Task
Leave the pictures out and quote every line from the start of the listing to the line with "Chart.register(...registerables);", inclusive.

Source material
## Begin

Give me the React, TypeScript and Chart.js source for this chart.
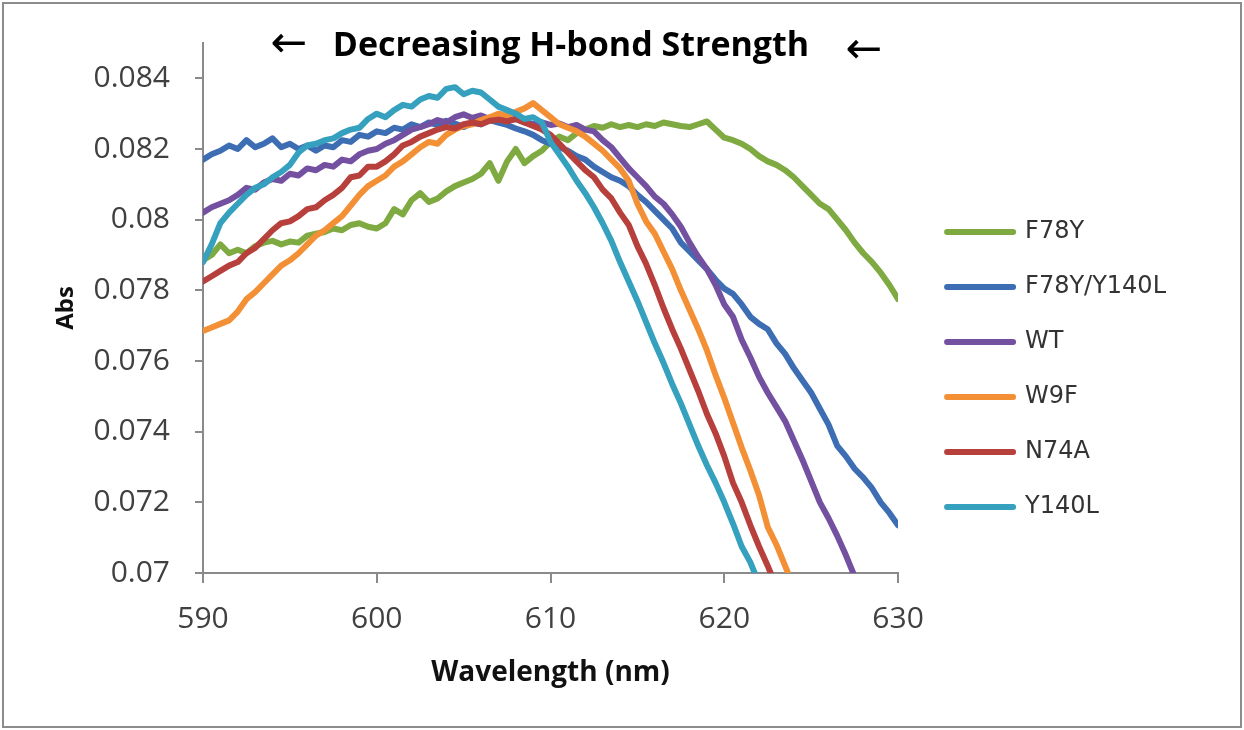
import React, { useEffect, useRef } from "react";
import { Chart, registerables } from "chart.js";

Chart.register(...registerables);

const WAVELENGTHS = [
  590, 590.5, 591, 591.5, 592, 592.5, 593, 593.5, 594, 594.5,
  595, 595.5, 596, 596.5, 597, 597.5, 598, 598.5, 599, 599.5,
  600, 600.5, 601, 601.5, 602, 602.5, 603, 603.5, 604, 604.5,
  605, 605.5, 606, 606.5, 607, 607.5, 608, 608.5, 609, 609.5,
  610, 610.5, 611, 611.5, 612, 612.5, 613, 613.5, 614, 614.5,
  615, 615.5, 616, 616.5, 617, 617.5, 618, 618.5, 619, 619.5,
  620, 620.5, 621, 621.5, 622, 622.5, 623, 623.5, 624, 624.5,
  625, 625.5, 626, 626.5, 627, 627.5, 628, 628.5, 629, 629.5,
  630,
];

const F78Y = [
  0.07885, 0.079, 0.0793, 0.07905, 0.07915, 0.07905, 0.07925, 0.07935, 0.0794, 0.0793,
  0.07938, 0.07935, 0.07955, 0.0796, 0.07965, 0.07975, 0.0797, 0.07985, 0.0799, 0.0798,
  0.07975, 0.0799, 0.0803, 0.08015, 0.08055, 0.08075, 0.0805, 0.0806, 0.0808, 0.08095,
  0.08105, 0.08115, 0.0813, 0.0816, 0.0811, 0.08165, 0.082, 0.0816, 0.0818, 0.08195,
  0.0822, 0.08235, 0.08225, 0.08245, 0.08255, 0.08265, 0.0826, 0.0827, 0.08262, 0.08268,
  0.08262, 0.0827, 0.08265, 0.08275, 0.0827, 0.08265, 0.08262, 0.0827, 0.08278, 0.08255,
  0.08232, 0.08225, 0.08215, 0.082, 0.0818, 0.08165, 0.08155, 0.0814, 0.0812, 0.08095,
  0.0807, 0.08045, 0.0803, 0.08, 0.0797, 0.07935, 0.07905, 0.0788, 0.0785, 0.07815,
  0.07775,
];

const F78Y_Y140L = [
  0.0817, 0.08185, 0.08195, 0.0821, 0.082, 0.08225, 0.08205, 0.08215, 0.0823, 0.08205,
  0.08215, 0.082, 0.0821, 0.08195, 0.0821, 0.08205, 0.08225, 0.0822, 0.0824, 0.08235,
  0.0825, 0.08245, 0.0826, 0.08255, 0.0827, 0.08262, 0.08275, 0.08268, 0.0828, 0.08272,
  0.08262, 0.08275, 0.0827, 0.08282, 0.08275, 0.08268, 0.08258, 0.0825, 0.0824, 0.08225,
  0.08215, 0.08205, 0.08195, 0.0818, 0.0817, 0.0815, 0.08135, 0.0812, 0.0811, 0.08095,
  0.0807, 0.0805, 0.08025, 0.08, 0.07975, 0.07935, 0.0791, 0.07885, 0.0786, 0.0783,
  0.07805, 0.0779, 0.0776, 0.07725, 0.07705, 0.0769, 0.0765, 0.0762, 0.0758, 0.07545,
  0.0751, 0.07465, 0.0742, 0.0736, 0.0733, 0.07295, 0.0727, 0.0724, 0.072, 0.0717,
  0.07135,
];

const WT = [
  0.0802, 0.08035, 0.08045, 0.08055, 0.0807, 0.0809, 0.08085, 0.08105, 0.08115, 0.0811,
  0.0813, 0.08125, 0.08145, 0.0814, 0.08155, 0.0815, 0.0817, 0.08165, 0.08185, 0.08195,
  0.082, 0.08215, 0.08225, 0.0824, 0.08255, 0.08262, 0.0827, 0.08282, 0.08275, 0.0829,
  0.08298, 0.08288, 0.08295, 0.08285, 0.0829, 0.0828, 0.08285, 0.08275, 0.0827, 0.08275,
  0.08268, 0.08272, 0.08262, 0.08268, 0.08255, 0.0825, 0.08225, 0.08205, 0.08175, 0.08145,
  0.0812, 0.08095, 0.08065, 0.08045, 0.08015, 0.0798, 0.07935, 0.07895, 0.0786, 0.07815,
  0.0776, 0.07725, 0.0766, 0.0761, 0.07555, 0.0751, 0.0747, 0.0743, 0.07375, 0.0732,
  0.0726, 0.072, 0.07155, 0.07105, 0.0705, 0.0699,
];

const W9F = [
  0.07685, 0.07695, 0.07705, 0.07715, 0.0774, 0.07775, 0.07795, 0.0782, 0.07845, 0.0787,
  0.07885, 0.07905, 0.0793, 0.07955, 0.0797, 0.0799, 0.0801, 0.0804, 0.0807, 0.08095,
  0.0811, 0.08125, 0.0815, 0.08165, 0.08185, 0.08205, 0.0822, 0.08215, 0.0824, 0.08255,
  0.08265, 0.0827, 0.08282, 0.0829, 0.083, 0.08295, 0.08305, 0.08315, 0.0833, 0.0831,
  0.0829, 0.0827, 0.0826, 0.0825, 0.08235, 0.08215, 0.08195, 0.0817, 0.08145, 0.0811,
  0.08045, 0.07995, 0.0796, 0.0791, 0.0786, 0.078, 0.07745, 0.0769, 0.0763, 0.0756,
  0.07495, 0.07425, 0.07355, 0.0729, 0.0722, 0.0713, 0.0708, 0.0702, 0.0696,
];

const N74A = [
  0.07825, 0.0784, 0.07855, 0.0787, 0.0788, 0.07905, 0.0792, 0.07945, 0.0797, 0.0799,
  0.07995, 0.0801, 0.0803, 0.08035, 0.08055, 0.0807, 0.0809, 0.0812, 0.08125, 0.0815,
  0.0815, 0.08165, 0.08185, 0.0821, 0.0822, 0.08235, 0.08245, 0.08255, 0.08262, 0.08258,
  0.0827, 0.08275, 0.0827, 0.0828, 0.08283, 0.08278, 0.08285, 0.08275, 0.08265, 0.08255,
  0.0824, 0.08215, 0.0819, 0.08165, 0.0814, 0.0812, 0.08085, 0.0806, 0.0802, 0.07985,
  0.07925, 0.07875, 0.07815, 0.0775, 0.0769, 0.07635, 0.07575, 0.07515, 0.0745, 0.07395,
  0.0733, 0.07255, 0.072, 0.07135, 0.07075, 0.0702, 0.0696,
];

const Y140L = [
  0.0788, 0.0793, 0.0799, 0.0802, 0.08045, 0.0807, 0.0809, 0.081, 0.0812, 0.08135,
  0.08155, 0.0819, 0.0821, 0.08215, 0.08225, 0.0823, 0.08245, 0.08255, 0.0826, 0.08285,
  0.083, 0.0829, 0.0831, 0.08325, 0.0832, 0.0834, 0.0835, 0.08345, 0.0837, 0.08375,
  0.08355, 0.08365, 0.0836, 0.0834, 0.0832, 0.0831, 0.083, 0.08285, 0.0829, 0.08275,
  0.0822, 0.08185, 0.0815, 0.0811, 0.08075, 0.08035, 0.0799, 0.0794, 0.0788, 0.07825,
  0.0777, 0.0771, 0.0765, 0.07595, 0.07535, 0.0748, 0.0742, 0.0736, 0.07305, 0.07255,
  0.072, 0.0714, 0.07075, 0.0703, 0.0697,
];

const SERIES_NAMES = ["F78Y", "F78Y/Y140L", "WT", "W9F", "N74A", "Y140L"];
const SERIES_COLORS = ["#7faa42", "#3d6eb4", "#7451a0", "#f39036", "#b8403c", "#35a1bf"];

const X_TICKS = [590, 600, 610, 620, 630];
const Y_TICKS = [0.07, 0.072, 0.074, 0.076, 0.078, 0.08, 0.082, 0.084];
const Y_TICK_LABELS = ["0.07", "0.072", "0.074", "0.076", "0.078", "0.08", "0.082", "0.084"];

const TITLE_TEXT = "Decreasing H-bond Strength";
const ARROW = "\u2190";
const X_TITLE = "Wavelength (nm)";
const Y_TITLE = "Abs";

export default function App() {
  const ref = useRef<HTMLCanvasElement>(null);

  useEffect(() => {
    document.body.style.margin = "0";
    const seriesValues = [F78Y, F78Y_Y140L, WT, W9F, N74A, Y140L];
    const datasets = seriesValues.map((vals, i) => ({
      label: SERIES_NAMES[i],
      data: vals.map((v, j) => ({ x: WAVELENGTHS[j], y: v })),
      borderColor: SERIES_COLORS[i],
      backgroundColor: SERIES_COLORS[i],
      borderWidth: 6,
      pointRadius: 0,
      pointHoverRadius: 0,
      pointBorderWidth: 6,
      fill: false,
      tension: 0,
      clip: 0,
      borderCapStyle: "round" as const,
      borderJoinStyle: "round" as const,
      order: seriesValues.length - i,
    }));

    const titlePlugin = {
      id: "topTitle",
      afterDraw(chart: any) {
        const ctx = chart.ctx;
        ctx.save();
        ctx.fillStyle = "#000000";
        ctx.textBaseline = "middle";
        ctx.textAlign = "center";
        ctx.font = 'bold 34px "Open Sans"';
        ctx.fillText(TITLE_TEXT, 571, 46);
        ctx.font = '44px "DejaVu Sans"';
        ctx.fillText(ARROW, 289, 46);
        ctx.fillText(ARROW, 864, 52);
        ctx.restore();
      },
    };

    const axisColor = "#8a8a8a";
    const tickFont = { family: "Open Sans", size: 30 };

    const chart = new Chart(ref.current as HTMLCanvasElement, {
      type: "line",
      data: { datasets },
      options: {
        animation: false,
        responsive: false,
        events: [],
        layout: { padding: { top: 39, bottom: 30, left: 0, right: 68 } },
        plugins: {
          legend: {
            position: "right",
            align: "center",
            maxWidth: 300,
            labels: {
              usePointStyle: true,
              pointStyle: "line",
              pointStyleWidth: 66,
              padding: 31,
              color: "#333333",
              font: { family: "DejaVu Sans", size: 24 },
              generateLabels: (c: any) =>
                Chart.defaults.plugins.legend.labels
                  .generateLabels(c)
                  .map((l: any) => ({ ...l, lineCap: "round" })),
              sort: (a: any, b: any) => a.datasetIndex - b.datasetIndex,
            },
          },
          tooltip: { enabled: false },
          title: { display: false },
        },
        scales: {
          x: {
            type: "linear",
            min: 590,
            max: 630,
            afterBuildTicks: (s: any) => {
              s.ticks = X_TICKS.map((v) => ({ value: v }));
            },
            afterFit: (s: any) => {
              s.height = 127;
            },
            ticks: {
              color: "#404040",
              font: tickFont,
              padding: 18,
              maxRotation: 0,
              autoSkip: false,
              callback: (v: any) => String(v),
            },
            grid: {
              display: true,
              drawOnChartArea: false,
              drawTicks: true,
              tickLength: 10,
              color: axisColor,
              lineWidth: 2,
            },
            border: { display: true, color: axisColor, width: 2 },
            title: {
              display: true,
              text: X_TITLE,
              color: "#111111",
              font: { family: "Open Sans", size: 28, weight: "bold" },
              padding: { top: 0, bottom: 10 },
            },
          },
          y: {
            type: "linear",
            min: 0.07,
            max: 0.085,
            afterBuildTicks: (s: any) => {
              s.ticks = Y_TICKS.map((v) => ({ value: v }));
            },
            afterFit: (s: any) => {
              s.width = 203;
            },
            ticks: {
              color: "#404040",
              font: tickFont,
              padding: 25,
              autoSkip: false,
              callback: (_v: any, i: number) => Y_TICK_LABELS[i],
            },
            grid: {
              display: true,
              drawOnChartArea: false,
              drawTicks: true,
              tickLength: 8,
              color: axisColor,
              lineWidth: 2,
            },
            border: { display: true, color: axisColor, width: 2 },
            title: {
              display: true,
              text: Y_TITLE,
              color: "#111111",
              font: { family: "Open Sans", size: 24, weight: "bold" },
              padding: { top: 52, bottom: 0 },
            },
          },
          spacer: {
            type: "linear",
            axis: "y",
            position: "right",
            display: true,
            grid: { display: false, drawTicks: false },
            ticks: { display: false },
            border: { display: false },
            afterFit: (s: any) => {
              s.width = 18;
            },
          },
        },
      } as any,
      plugins: [titlePlugin],
    });
    return () => chart.destroy();
  }, []);

  return (
    <div style={{ position: "relative", width: 1244, height: 730, background: "#ffffff" }}>
      <canvas ref={ref} width={1244} height={730} style={{ position: "absolute", left: 0, top: 0 }} />
      <div
        style={{
          position: "absolute",
          left: 2,
          top: 2,
          width: 1240,
          height: 726,
          border: "2px solid #8c8c8c",
          boxSizing: "border-box",
          pointerEvents: "none",
        }}
      />
    </div>
  );
}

## End

Final result
Give me the React, TypeScript and Chart.js source for this chart.
import React, { useEffect, useRef } from "react";
import { Chart, registerables } from "chart.js";

Chart.register(...registerables);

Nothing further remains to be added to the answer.